WORK TO DO
Give back the full listing verbatim, apart from its images.

[Entries with chart source code]

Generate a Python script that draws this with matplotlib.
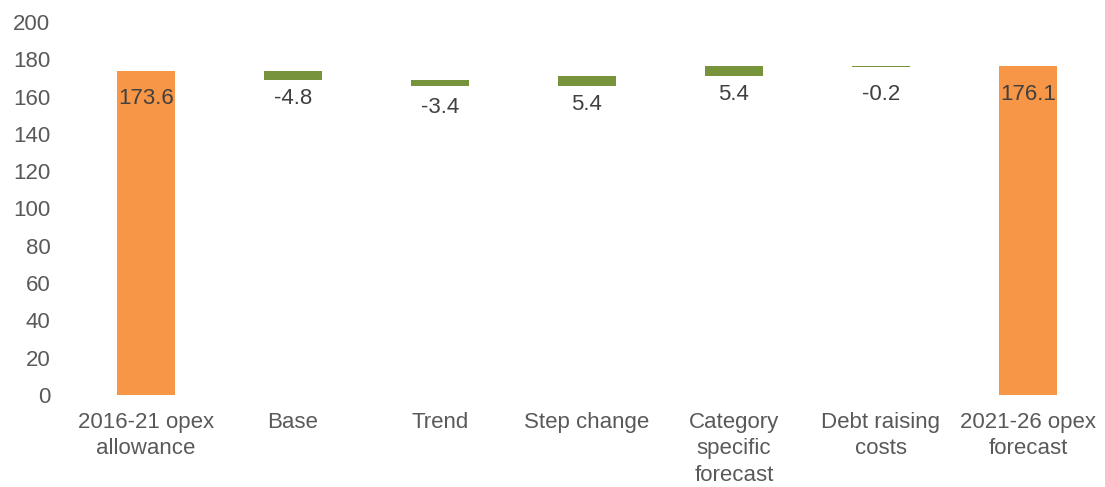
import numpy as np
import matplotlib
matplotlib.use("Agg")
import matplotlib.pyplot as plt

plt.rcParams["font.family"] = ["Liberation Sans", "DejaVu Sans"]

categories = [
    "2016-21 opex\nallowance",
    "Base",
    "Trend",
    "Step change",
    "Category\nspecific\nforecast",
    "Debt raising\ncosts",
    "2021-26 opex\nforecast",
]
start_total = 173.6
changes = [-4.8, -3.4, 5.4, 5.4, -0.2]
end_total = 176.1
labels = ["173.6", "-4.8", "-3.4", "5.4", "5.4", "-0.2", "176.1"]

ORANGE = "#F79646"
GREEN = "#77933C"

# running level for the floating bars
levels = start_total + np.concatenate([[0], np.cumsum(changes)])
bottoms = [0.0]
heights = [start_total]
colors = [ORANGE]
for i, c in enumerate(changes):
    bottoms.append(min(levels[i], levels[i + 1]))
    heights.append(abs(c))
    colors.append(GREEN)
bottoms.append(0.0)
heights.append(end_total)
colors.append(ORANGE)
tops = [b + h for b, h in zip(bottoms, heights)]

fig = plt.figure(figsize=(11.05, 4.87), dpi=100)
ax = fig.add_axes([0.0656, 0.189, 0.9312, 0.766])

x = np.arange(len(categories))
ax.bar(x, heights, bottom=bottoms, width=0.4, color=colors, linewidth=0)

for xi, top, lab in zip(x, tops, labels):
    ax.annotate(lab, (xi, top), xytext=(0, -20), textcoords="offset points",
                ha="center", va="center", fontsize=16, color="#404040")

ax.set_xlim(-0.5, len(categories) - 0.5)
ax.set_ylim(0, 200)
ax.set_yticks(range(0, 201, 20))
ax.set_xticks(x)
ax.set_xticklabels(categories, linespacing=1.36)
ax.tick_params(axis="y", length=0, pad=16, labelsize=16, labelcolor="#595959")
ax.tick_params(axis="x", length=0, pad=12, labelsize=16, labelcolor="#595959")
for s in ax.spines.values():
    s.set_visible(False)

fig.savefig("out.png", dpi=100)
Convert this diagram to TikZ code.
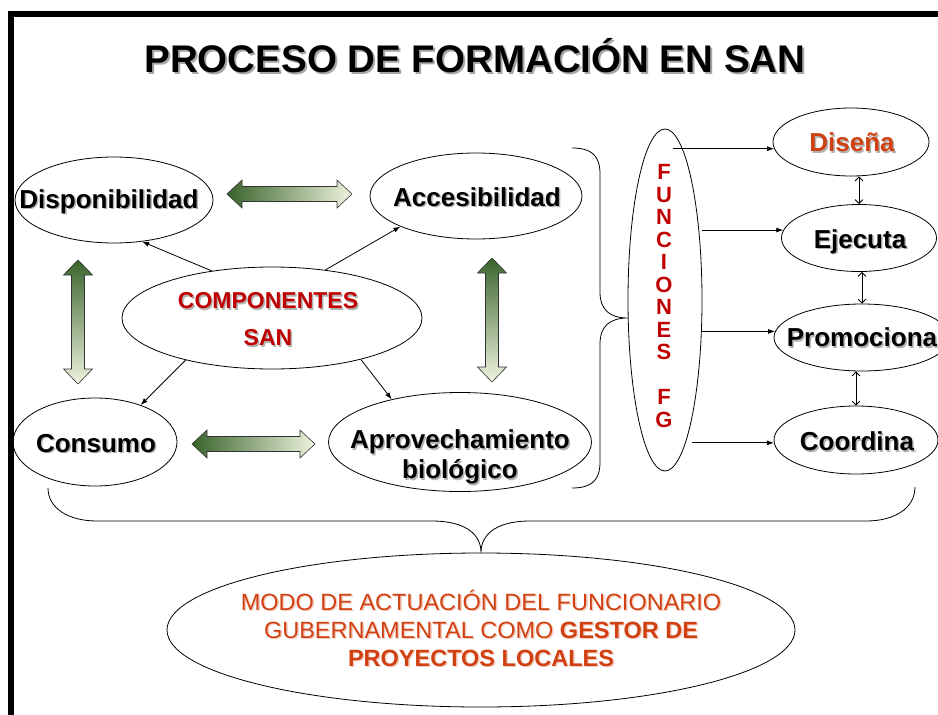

TASK OUTPUT
Generate a Python script that draws this with matplotlib.
import numpy as np
import matplotlib
matplotlib.use("Agg")
import matplotlib.pyplot as plt

plt.rcParams["font.family"] = ["Liberation Sans", "DejaVu Sans"]

categories = [
    "2016-21 opex\nallowance",
    "Base",
    "Trend",
    "Step change",
    "Category\nspecific\nforecast",
    "Debt raising\ncosts",
    "2021-26 opex\nforecast",
]
start_total = 173.6
changes = [-4.8, -3.4, 5.4, 5.4, -0.2]
end_total = 176.1
labels = ["173.6", "-4.8", "-3.4", "5.4", "5.4", "-0.2", "176.1"]

ORANGE = "#F79646"
GREEN = "#77933C"

# running level for the floating bars
levels = start_total + np.concatenate([[0], np.cumsum(changes)])
bottoms = [0.0]
heights = [start_total]
colors = [ORANGE]
for i, c in enumerate(changes):
    bottoms.append(min(levels[i], levels[i + 1]))
    heights.append(abs(c))
    colors.append(GREEN)
bottoms.append(0.0)
heights.append(end_total)
colors.append(ORANGE)
tops = [b + h for b, h in zip(bottoms, heights)]

fig = plt.figure(figsize=(11.05, 4.87), dpi=100)
ax = fig.add_axes([0.0656, 0.189, 0.9312, 0.766])

x = np.arange(len(categories))
ax.bar(x, heights, bottom=bottoms, width=0.4, color=colors, linewidth=0)

for xi, top, lab in zip(x, tops, labels):
    ax.annotate(lab, (xi, top), xytext=(0, -20), textcoords="offset points",
                ha="center", va="center", fontsize=16, color="#404040")

ax.set_xlim(-0.5, len(categories) - 0.5)
ax.set_ylim(0, 200)
ax.set_yticks(range(0, 201, 20))
ax.set_xticks(x)
ax.set_xticklabels(categories, linespacing=1.36)
ax.tick_params(axis="y", length=0, pad=16, labelsize=16, labelcolor="#595959")
ax.tick_params(axis="x", length=0, pad=12, labelsize=16, labelcolor="#595959")
for s in ax.spines.values():
    s.set_visible(False)

fig.savefig("out.png", dpi=100)
Convert this diagram to TikZ code.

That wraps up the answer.